Released theatrically in January; available on DVD, Blu-ray, and video-on-demand next month
Stop me if you've heard this one before: Liam Neeson plays the role of a character under great duress in a movie thriller. The Grey is his third such winter-released film in as many years, following the respectable Taken and the shabby Unknown. Along with recent roles in schlocky fare like the reboots of both Clash Of The Titans (and its sequel) and The A-Team, as well as next month's awful looking Hasbro board game-inspired Battleship, Neeson is a long way from meaty roles like Oskar Schindler nowadays.
Neeson's presence in The Grey does elevate it from what would likely be a completely forgettable movie to at least something that qualifies as a decent way to entertain yourself for a couple of hours. He plays John Ottway, a skilled sniper working at an Alaskan oil drilling site who protects the workers from wild animals (mostly wolves). On a vacation leave, the small plane carrying Ottway and a bunch of his roughneck, dregs of society co-workers crashes in the Alaskan wilderness, killing all but a handful. At that point, the movie's predominant man-versus-nature theme kicks in, as the Ottway-led group of survivors battle the harsh elements and an encroaching pack of very aggressive wolves, without the aid of any weapons. It's a good thing that Ottway is, you know, a wolf expert and all - that's quite handy, considering the circumstances.
Co-screenwriters Joe Carnahan (who also directs) and Ian Mackenzie Jeffers (on whose short story the film is based) manage to impart a moderate level of dimension to Neeson's character, making Ottway a troubled loner hung up on a past relationship with a mysterious woman who appears in numerous dream scenes. These scenes, where Neeson's character is deeply wounded from his separation from the woman, made me feel extremely uncomfortable, quite frankly, as I couldn't help but see the glaringly obvious parallel to the actor's relatively recent loss of his wife, actress Natasha Richardson. While the Ottway character is somewhat fleshed out, the same can't be said of the supporting cast. That core group, consisting of about a half dozen characters with Dermot Mulroney as the only "name" in the bunch, register as paper-thin, doing little more than incessantly squawking at one another throughout the movie. The Grey's other main problems lie in the visual department. First, the wolves shown are frequently of the CGI variety, and not terribly convincing CGI, either. Some scenes show just their eyes glowing in the dark as they close in on the survivors, which amusingly brought to mind the Jawas from Star Wars, as opposed to the terror that Carnahan intended. Secondly, the director really doesn't seem to get much out of the impressive scenery in Alberta and British Columbia, where the film was shot. When the last third of the film presents more opportunities to capture some of that area's natural beauty, Carnahan demonstrates a surprisingly deficient flair for the visual. Lastly, in an age where the on-screen plane crash has had the bar raised with gripping scenes in Fearless, Knowing, Cast Away, and TV's Lost (just to name a few), the crash sequence in The Grey is a completely underwhelming experience, almost feeling like an afterthought. That's mostly attributable to the film's small budget, though, at a relatively small $25 million.
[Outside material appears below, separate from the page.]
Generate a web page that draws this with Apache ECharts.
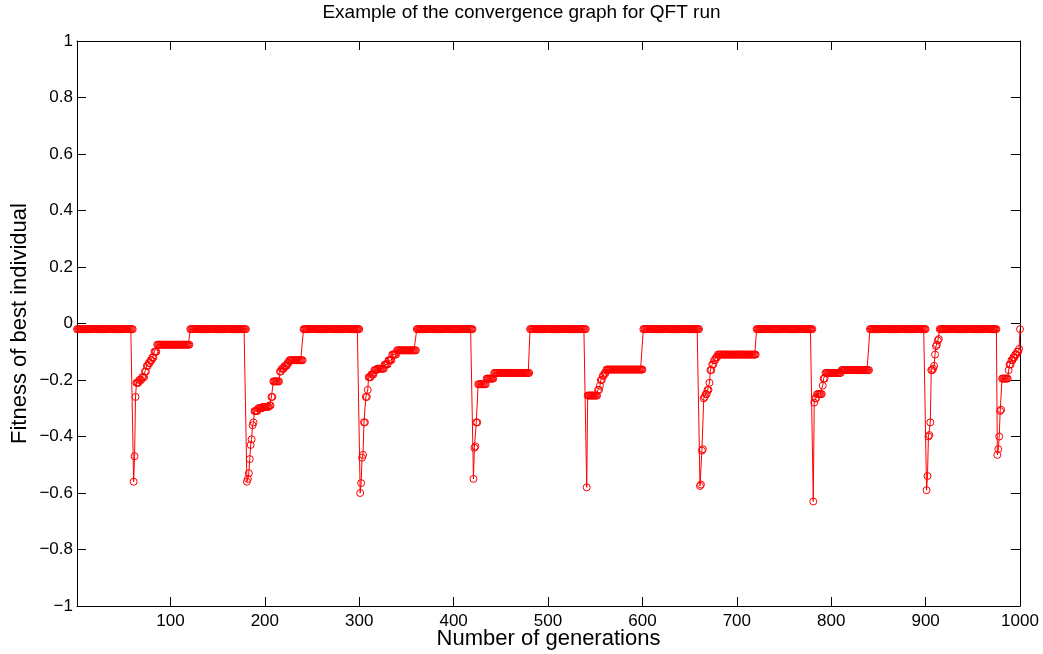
<!DOCTYPE html>
<html>
<head>
<meta charset="utf-8">
<script src="https://cdn.jsdelivr.net/npm/echarts@6/dist/echarts.min.js"></script>
<style>
html, body { margin: 0; padding: 0; background: #fff; }
#chart { width: 1043px; height: 654px; }
</style>
</head>
<body>
<div id="chart"></div>
<script>
// ---- Data ----
const titleText = 'Example of the convergence graph for QFT run';
const xName = 'Number of generations';
const yName = 'Fitness of best individual';
const generationCount = 1000;
const xTicks = [100, 200, 300, 400, 500, 600, 700, 800, 900, 1000];

// Best fitness is piecewise constant: each entry gives the generation at which
// a new value starts, and that value (held until the next entry).
const stepStart = [
  1, 61, 62, 63, 64, 67, 70, 73, 75, 77, 79, 81, 83, 86,
  121, 181, 182, 183, 184, 185, 186, 187, 188, 189, 193, 198, 205, 207, 209, 216, 218, 221, 224, 226,
  241, 301, 302, 303, 304, 305, 307, 309, 310, 313, 316, 319, 327, 331, 335, 340,
  361, 421, 422, 423, 424, 426, 435, 443,
  481, 541, 542, 553, 555, 556, 558, 560, 562,
  601, 661, 662, 663, 664, 665, 666, 667, 669, 671, 672, 674, 676, 678, 680,
  721, 781, 782, 783, 785, 791, 792, 794, 811,
  841, 901, 902, 903, 904, 905, 906, 908, 909, 910, 911, 912, 913, 914,
  915, 976, 977, 978, 979, 980, 981, 988, 989, 991, 993, 995, 997, 999,
  1000
];
const stepValue = [
  -0.02, -0.56, -0.47, -0.26, -0.21, -0.20, -0.19, -0.17, -0.15, -0.14, -0.13, -0.12, -0.10, -0.075,
  -0.02, -0.56, -0.55, -0.53, -0.48, -0.43, -0.41, -0.36, -0.35, -0.31, -0.30, -0.295, -0.29, -0.26, -0.205, -0.17, -0.16, -0.15, -0.14, -0.13,
  -0.02, -0.60, -0.565, -0.475, -0.465, -0.35, -0.26, -0.235, -0.19, -0.18, -0.165, -0.16, -0.145, -0.13, -0.11, -0.095,
  -0.02, -0.55, -0.44, -0.435, -0.35, -0.215, -0.195, -0.175,
  -0.02, -0.58, -0.255, -0.235, -0.22, -0.20, -0.185, -0.175, -0.163,
  -0.02, -0.575, -0.57, -0.45, -0.445, -0.265, -0.26, -0.25, -0.235, -0.21, -0.165, -0.145, -0.13, -0.12, -0.11,
  -0.02, -0.63, -0.28, -0.265, -0.25, -0.22, -0.195, -0.175, -0.165,
  -0.02, -0.59, -0.54, -0.40, -0.395, -0.35, -0.165, -0.16, -0.15, -0.11, -0.08, -0.075, -0.06, -0.055,
  -0.02, -0.465, -0.445, -0.40, -0.31, -0.305, -0.195, -0.165, -0.145, -0.13, -0.12, -0.11, -0.10, -0.09,
  -0.02
];

// Expand the step list into one point per generation
const seriesData = [];
let k = 0;
for (let g = 1; g <= generationCount; g++) {
  while (k + 1 < stepStart.length && stepStart[k + 1] <= g) k++;
  seriesData.push([g, stepValue[k]]);
}

const FONT = '"Liberation Sans", Arial, Helvetica, sans-serif';
const fmtY = function (v) {
  const r = Math.round(v * 10) / 10;
  return String(r).replace('-', '\u2212');
};
const fmtX = function (v) { return String(Math.round(v)); };

const chart = echarts.init(document.getElementById('chart'), null, { renderer: 'canvas' });
chart.setOption({
  animation: false,
  backgroundColor: '#ffffff',
  title: {
    text: titleText,
    left: 'center',
    top: -2,
    textStyle: { fontFamily: FONT, fontSize: 19, fontWeight: 'normal', color: '#000' }
  },
  grid: { left: 77, right: 23, top: 41, bottom: 48, containLabel: false, outerBoundsMode: 'none' },
  xAxis: [
    {
      type: 'value', min: 1, max: generationCount, position: 'bottom',
      name: xName, nameLocation: 'middle', nameGap: 22, nameMoveOverlap: false,
      nameTextStyle: { fontFamily: FONT, fontSize: 22, color: '#000' },
      axisLine: { show: true, onZero: false, lineStyle: { color: '#000', width: 1 } },
      axisTick: { show: true, inside: true, length: 9, customValues: xTicks, lineStyle: { color: '#000' } },
      axisLabel: { show: true, customValues: xTicks, formatter: fmtX, margin: 7, fontFamily: FONT, fontSize: 17, color: '#000' },
      splitLine: { show: false }
    },
    {
      type: 'value', min: 1, max: generationCount, position: 'top',
      axisLine: { show: true, onZero: false, lineStyle: { color: '#000', width: 1 } },
      axisTick: { show: true, inside: true, length: 9, customValues: xTicks, lineStyle: { color: '#000' } },
      axisLabel: { show: false },
      splitLine: { show: false }
    }
  ],
  yAxis: [
    {
      type: 'value', min: -1, max: 1, interval: 0.2, position: 'left',
      name: yName, nameLocation: 'middle', nameGap: 46, nameMoveOverlap: false,
      nameTextStyle: { fontFamily: FONT, fontSize: 22, color: '#000' },
      axisLine: { show: true, onZero: false, lineStyle: { color: '#000', width: 1 } },
      axisTick: { show: true, inside: true, length: 9, lineStyle: { color: '#000' } },
      axisLabel: { show: true, margin: 4, formatter: fmtY, fontFamily: FONT, fontSize: 17, color: '#000' },
      splitLine: { show: false }
    },
    {
      type: 'value', min: -1, max: 1, interval: 0.2, position: 'right',
      axisLine: { show: true, onZero: false, lineStyle: { color: '#000', width: 1 } },
      axisTick: { show: true, inside: true, length: 9, lineStyle: { color: '#000' } },
      axisLabel: { show: false },
      splitLine: { show: false }
    }
  ],
  series: [
    {
      type: 'line',
      xAxisIndex: 0, yAxisIndex: 0,
      data: seriesData,
      symbol: 'circle',
      symbolSize: 7,
      showAllSymbol: true,
      lineStyle: { color: '#ff0000', width: 1 },
      itemStyle: { color: 'rgba(255,255,255,0)', borderColor: '#ff0000', borderWidth: 1 },
      emphasis: { disabled: true }
    }
  ]
});
</script>
</body>
</html>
There's other "nitpicky" reasons why this mediocre and aptly named film drops the ball, such as characters walking around in sub-zero temperatures with their skin needlessly exposed, a character's apparent immunity from the effects of hypothermia, the far-fetched territorial and overly confrontational behaviour of the wolves, and the ridiculous ending. That Neeson makes it (barely) watchable is a testament to his reliable talent.